There are two helpful methods given to us from the gem: 

Returns an array of Field objects that each hold the information about an individual field on the PDF.

1. get_fields

get_fields takes a single argument, the whole file path to the pdf form you want to read.

form_reader.get_fields(‘your_document.pdf)

Returns:

[
   #<PdfForms::Field:0x00007f7bfde14c10 @flags=”5768935″, @justification=”Left”, @name=”Buyer”, @name_alt=”Buyer”, @type=”Text”>,
   #<PdfForms::Field:0x00007f7bbfc3cdb8 @flags=”0″, @justification=”Left”, @name=”Joint Buyer”, @name_alt=”Property”, @options=[“Off”, “On”], @type=”Button”, @value=”Off”>,
]

You can see this same info matches what pdftk dump_data_fields returned, but now conveniently turned into Ruby objects for us to interact with.

2.  get_field_names

get_field_names does what it sounds like, it returns an array of just the name attribute from all those field objects.

form_reader.get_field_names(‘your_document.pdf)

Returns:

[
“Buyer”,
“Joint Buyer”
]

WRITING TO PDF FORMS

Now the fun part is writing your custom data onto the pdf. Use the method fill_form to do this.

It takes several arguments, including an optional one. First is the full file path to the pdf form you are using. Then it takes a name to be used as for the filled-out PDF form (which will be a new file in your project’s root directory, the original pdf form will be unchanged). The third is a hash of the data you want to be filled in. Lastly is an optional arguments hash. Here is an example without the optional arguments

file_path = “your_document.pdf”
new_file_name = “completed_form.pdf”
form_data = {
              "Buyer" =>"Orson Welles",
              "Joint Tenants" =>"On",
}
form_reader.fill_form(file_path, new_file_name, form_data)

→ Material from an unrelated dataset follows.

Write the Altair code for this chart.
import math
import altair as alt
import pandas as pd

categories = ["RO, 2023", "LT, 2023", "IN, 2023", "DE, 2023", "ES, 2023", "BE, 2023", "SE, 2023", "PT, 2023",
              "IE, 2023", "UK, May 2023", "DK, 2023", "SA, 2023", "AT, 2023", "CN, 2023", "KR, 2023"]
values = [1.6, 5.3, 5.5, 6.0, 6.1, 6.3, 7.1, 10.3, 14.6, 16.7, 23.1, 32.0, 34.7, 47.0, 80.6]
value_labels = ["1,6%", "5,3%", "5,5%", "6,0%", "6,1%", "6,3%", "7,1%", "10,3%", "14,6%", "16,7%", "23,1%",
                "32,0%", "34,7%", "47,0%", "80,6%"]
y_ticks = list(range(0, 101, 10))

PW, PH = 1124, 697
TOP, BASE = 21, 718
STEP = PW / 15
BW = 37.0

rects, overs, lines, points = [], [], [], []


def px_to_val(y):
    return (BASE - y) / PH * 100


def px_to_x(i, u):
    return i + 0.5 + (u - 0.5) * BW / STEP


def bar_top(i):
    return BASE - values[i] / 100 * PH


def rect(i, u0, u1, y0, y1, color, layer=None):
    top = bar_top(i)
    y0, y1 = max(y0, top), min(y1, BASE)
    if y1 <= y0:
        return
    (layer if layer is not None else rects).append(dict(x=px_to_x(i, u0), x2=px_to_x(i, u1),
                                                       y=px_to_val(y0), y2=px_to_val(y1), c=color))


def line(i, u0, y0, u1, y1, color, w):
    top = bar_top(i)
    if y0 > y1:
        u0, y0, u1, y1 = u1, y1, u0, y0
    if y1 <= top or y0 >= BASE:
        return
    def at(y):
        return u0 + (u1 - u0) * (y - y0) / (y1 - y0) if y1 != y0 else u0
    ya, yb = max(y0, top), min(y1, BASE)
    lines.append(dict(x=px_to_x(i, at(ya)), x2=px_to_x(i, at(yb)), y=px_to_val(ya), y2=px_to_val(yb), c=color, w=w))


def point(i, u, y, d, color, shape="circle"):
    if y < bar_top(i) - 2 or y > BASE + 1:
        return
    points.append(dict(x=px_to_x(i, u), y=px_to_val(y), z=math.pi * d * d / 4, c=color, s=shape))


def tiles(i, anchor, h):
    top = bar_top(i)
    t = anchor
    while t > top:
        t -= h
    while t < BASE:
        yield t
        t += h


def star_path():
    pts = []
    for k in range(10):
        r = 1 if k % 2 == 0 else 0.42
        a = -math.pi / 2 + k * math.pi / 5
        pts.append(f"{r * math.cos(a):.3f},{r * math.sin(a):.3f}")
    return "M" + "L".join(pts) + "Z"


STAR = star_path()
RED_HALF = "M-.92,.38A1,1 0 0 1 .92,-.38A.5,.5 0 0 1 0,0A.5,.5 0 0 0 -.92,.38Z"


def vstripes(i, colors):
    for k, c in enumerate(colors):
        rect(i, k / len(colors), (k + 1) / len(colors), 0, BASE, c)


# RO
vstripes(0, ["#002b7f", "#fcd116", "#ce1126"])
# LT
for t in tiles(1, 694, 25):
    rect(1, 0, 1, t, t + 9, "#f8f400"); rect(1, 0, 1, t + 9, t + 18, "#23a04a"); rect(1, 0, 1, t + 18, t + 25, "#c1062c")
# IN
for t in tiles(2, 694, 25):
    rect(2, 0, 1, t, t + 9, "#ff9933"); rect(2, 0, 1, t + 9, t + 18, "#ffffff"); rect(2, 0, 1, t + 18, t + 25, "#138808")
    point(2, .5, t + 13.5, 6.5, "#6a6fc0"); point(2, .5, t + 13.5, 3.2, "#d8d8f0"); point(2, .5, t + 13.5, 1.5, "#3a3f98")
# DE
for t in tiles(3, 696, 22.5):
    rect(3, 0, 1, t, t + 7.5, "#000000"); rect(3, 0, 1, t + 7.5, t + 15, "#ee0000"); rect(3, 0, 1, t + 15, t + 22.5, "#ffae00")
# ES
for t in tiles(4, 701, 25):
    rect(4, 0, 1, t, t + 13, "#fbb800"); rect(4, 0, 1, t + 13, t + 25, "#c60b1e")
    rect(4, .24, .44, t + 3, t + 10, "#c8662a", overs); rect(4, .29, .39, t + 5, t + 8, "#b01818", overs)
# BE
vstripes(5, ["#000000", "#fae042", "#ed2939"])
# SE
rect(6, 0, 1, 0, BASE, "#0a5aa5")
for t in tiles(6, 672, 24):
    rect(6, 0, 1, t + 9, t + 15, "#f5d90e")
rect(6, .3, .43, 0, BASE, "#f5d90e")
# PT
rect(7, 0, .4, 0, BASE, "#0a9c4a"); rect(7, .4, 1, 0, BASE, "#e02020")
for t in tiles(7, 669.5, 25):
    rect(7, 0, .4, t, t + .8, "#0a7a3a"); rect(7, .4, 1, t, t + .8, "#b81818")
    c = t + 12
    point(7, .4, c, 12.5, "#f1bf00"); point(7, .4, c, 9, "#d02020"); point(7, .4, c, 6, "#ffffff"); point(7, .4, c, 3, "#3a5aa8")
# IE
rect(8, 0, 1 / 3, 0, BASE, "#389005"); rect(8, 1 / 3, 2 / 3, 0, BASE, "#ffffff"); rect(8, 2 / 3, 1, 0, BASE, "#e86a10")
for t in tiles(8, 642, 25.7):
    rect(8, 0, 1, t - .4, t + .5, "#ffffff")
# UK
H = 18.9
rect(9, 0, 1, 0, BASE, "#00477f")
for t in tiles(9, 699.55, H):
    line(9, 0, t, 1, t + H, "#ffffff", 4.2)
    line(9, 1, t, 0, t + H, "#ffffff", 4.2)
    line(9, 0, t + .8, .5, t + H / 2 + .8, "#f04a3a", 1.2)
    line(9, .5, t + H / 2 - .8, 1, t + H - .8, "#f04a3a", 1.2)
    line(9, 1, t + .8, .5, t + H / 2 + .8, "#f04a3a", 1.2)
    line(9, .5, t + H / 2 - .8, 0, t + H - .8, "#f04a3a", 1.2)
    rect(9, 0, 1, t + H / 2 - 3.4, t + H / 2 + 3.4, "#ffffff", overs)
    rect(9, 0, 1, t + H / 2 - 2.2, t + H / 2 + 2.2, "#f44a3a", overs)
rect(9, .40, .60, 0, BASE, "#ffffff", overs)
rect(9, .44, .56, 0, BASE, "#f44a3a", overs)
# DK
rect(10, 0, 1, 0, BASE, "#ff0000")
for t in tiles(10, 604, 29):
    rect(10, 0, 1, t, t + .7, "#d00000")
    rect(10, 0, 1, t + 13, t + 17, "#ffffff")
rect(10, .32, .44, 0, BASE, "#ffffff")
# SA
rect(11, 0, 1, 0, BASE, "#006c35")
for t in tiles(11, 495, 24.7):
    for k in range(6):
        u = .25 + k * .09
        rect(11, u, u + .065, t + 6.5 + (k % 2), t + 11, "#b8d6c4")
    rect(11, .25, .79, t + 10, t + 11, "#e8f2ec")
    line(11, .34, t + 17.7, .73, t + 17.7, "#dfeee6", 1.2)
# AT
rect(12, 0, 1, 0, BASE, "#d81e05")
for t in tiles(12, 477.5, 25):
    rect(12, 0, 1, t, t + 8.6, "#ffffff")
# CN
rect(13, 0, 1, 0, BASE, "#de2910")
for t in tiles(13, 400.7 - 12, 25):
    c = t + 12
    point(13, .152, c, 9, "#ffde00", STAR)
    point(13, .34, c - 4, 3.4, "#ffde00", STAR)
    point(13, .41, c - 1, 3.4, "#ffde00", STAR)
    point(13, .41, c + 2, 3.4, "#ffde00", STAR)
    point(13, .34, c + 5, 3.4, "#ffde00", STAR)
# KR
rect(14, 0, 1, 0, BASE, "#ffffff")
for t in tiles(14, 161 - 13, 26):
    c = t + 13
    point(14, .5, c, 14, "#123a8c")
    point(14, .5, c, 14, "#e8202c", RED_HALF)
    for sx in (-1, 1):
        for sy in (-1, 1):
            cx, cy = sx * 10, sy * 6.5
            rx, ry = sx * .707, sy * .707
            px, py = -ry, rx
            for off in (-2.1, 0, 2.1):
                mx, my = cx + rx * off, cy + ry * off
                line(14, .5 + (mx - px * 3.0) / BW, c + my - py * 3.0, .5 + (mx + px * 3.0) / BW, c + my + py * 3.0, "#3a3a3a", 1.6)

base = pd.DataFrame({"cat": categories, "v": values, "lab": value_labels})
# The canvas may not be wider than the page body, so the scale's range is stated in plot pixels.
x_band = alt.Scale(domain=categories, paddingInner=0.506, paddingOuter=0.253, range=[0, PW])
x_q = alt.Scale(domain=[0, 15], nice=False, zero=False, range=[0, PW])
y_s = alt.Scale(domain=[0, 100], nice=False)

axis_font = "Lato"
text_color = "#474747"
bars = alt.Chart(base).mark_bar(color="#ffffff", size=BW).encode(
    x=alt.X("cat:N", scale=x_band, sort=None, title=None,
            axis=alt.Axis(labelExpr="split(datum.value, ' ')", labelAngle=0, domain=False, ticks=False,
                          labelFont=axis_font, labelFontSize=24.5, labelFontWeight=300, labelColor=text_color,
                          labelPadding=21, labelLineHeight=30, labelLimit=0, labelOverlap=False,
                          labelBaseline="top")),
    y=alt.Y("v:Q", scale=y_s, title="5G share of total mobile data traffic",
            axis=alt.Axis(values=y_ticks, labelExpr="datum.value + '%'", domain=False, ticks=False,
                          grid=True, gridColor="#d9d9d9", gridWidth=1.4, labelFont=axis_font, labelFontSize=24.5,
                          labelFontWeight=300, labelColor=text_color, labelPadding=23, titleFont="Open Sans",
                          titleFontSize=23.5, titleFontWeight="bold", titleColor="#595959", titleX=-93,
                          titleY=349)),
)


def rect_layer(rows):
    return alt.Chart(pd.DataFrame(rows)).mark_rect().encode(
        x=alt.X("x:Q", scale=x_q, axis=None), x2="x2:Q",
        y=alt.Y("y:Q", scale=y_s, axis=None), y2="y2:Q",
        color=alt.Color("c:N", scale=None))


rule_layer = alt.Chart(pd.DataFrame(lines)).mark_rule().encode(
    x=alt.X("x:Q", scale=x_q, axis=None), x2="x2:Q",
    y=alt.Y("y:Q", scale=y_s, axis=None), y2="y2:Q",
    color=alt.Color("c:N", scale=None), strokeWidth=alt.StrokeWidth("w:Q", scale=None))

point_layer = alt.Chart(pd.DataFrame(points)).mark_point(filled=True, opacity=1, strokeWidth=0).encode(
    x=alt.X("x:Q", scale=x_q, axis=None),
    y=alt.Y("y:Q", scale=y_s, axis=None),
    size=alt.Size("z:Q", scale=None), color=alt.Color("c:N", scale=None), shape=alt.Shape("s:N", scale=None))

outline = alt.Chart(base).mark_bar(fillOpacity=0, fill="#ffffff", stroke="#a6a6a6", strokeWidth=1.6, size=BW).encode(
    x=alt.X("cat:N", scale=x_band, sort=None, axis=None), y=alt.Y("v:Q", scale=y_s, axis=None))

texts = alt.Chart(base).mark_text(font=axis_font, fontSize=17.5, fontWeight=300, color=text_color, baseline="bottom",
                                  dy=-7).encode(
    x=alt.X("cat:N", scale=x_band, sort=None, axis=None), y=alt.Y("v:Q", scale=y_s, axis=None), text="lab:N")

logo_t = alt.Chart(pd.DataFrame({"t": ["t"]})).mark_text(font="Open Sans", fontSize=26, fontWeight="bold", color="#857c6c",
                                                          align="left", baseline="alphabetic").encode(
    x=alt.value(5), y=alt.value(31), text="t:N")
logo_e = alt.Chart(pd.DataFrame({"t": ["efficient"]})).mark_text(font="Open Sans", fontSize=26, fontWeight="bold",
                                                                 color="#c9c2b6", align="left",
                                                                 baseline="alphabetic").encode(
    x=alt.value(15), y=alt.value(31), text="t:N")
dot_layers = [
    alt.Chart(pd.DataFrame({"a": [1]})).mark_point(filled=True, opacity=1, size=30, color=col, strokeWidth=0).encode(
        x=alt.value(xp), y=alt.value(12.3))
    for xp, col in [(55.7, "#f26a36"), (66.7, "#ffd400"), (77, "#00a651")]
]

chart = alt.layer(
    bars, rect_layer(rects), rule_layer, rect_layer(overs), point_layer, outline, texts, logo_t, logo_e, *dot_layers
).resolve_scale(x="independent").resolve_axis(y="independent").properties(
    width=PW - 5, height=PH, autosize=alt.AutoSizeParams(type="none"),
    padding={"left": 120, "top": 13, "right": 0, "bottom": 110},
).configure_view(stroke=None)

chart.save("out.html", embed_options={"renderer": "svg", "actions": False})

To build the hash with the field values, the key will be the name of the field (exactly as it appears in the pdf metadata)  and the value will be a string of whatever data you want to be added to the form.

The tricky part is working with other field types. Checkboxes have two options defined on the PDF form. One of them will make the box checked and the other will make it unchecked. A common one is Yes’and Off. Why? I don’t know. But this is where reading the field data will be necessary either with form_reader.get_fields or from the command line with PDFtk dump_data_fields. Each checkbox should have two FieldTypeOptions defined on it, and that is your source of truth for that specific field. When using the gem you can see these combined into an array and stored as Field.options.

More info about how to check checkboxes

On my test PDF form, I had a field with unchecked defined as Off and checked defined as Checkbox:plus:option:plus:2 whatever that means… So you will have to check your own PDF fields to confirm what values you need.

Lastly, when working with Signature field types I have not found a way to write a value with the gem or PDFtk. It seems that there are some additional layers that Adobe has attached to signature fields for security purposes. If you find a way to write to Signature fields, let us know!

There is a quick overview of how to work with PDF Forms in Rails using the pdf-forms gem. Hopefully this is helpful!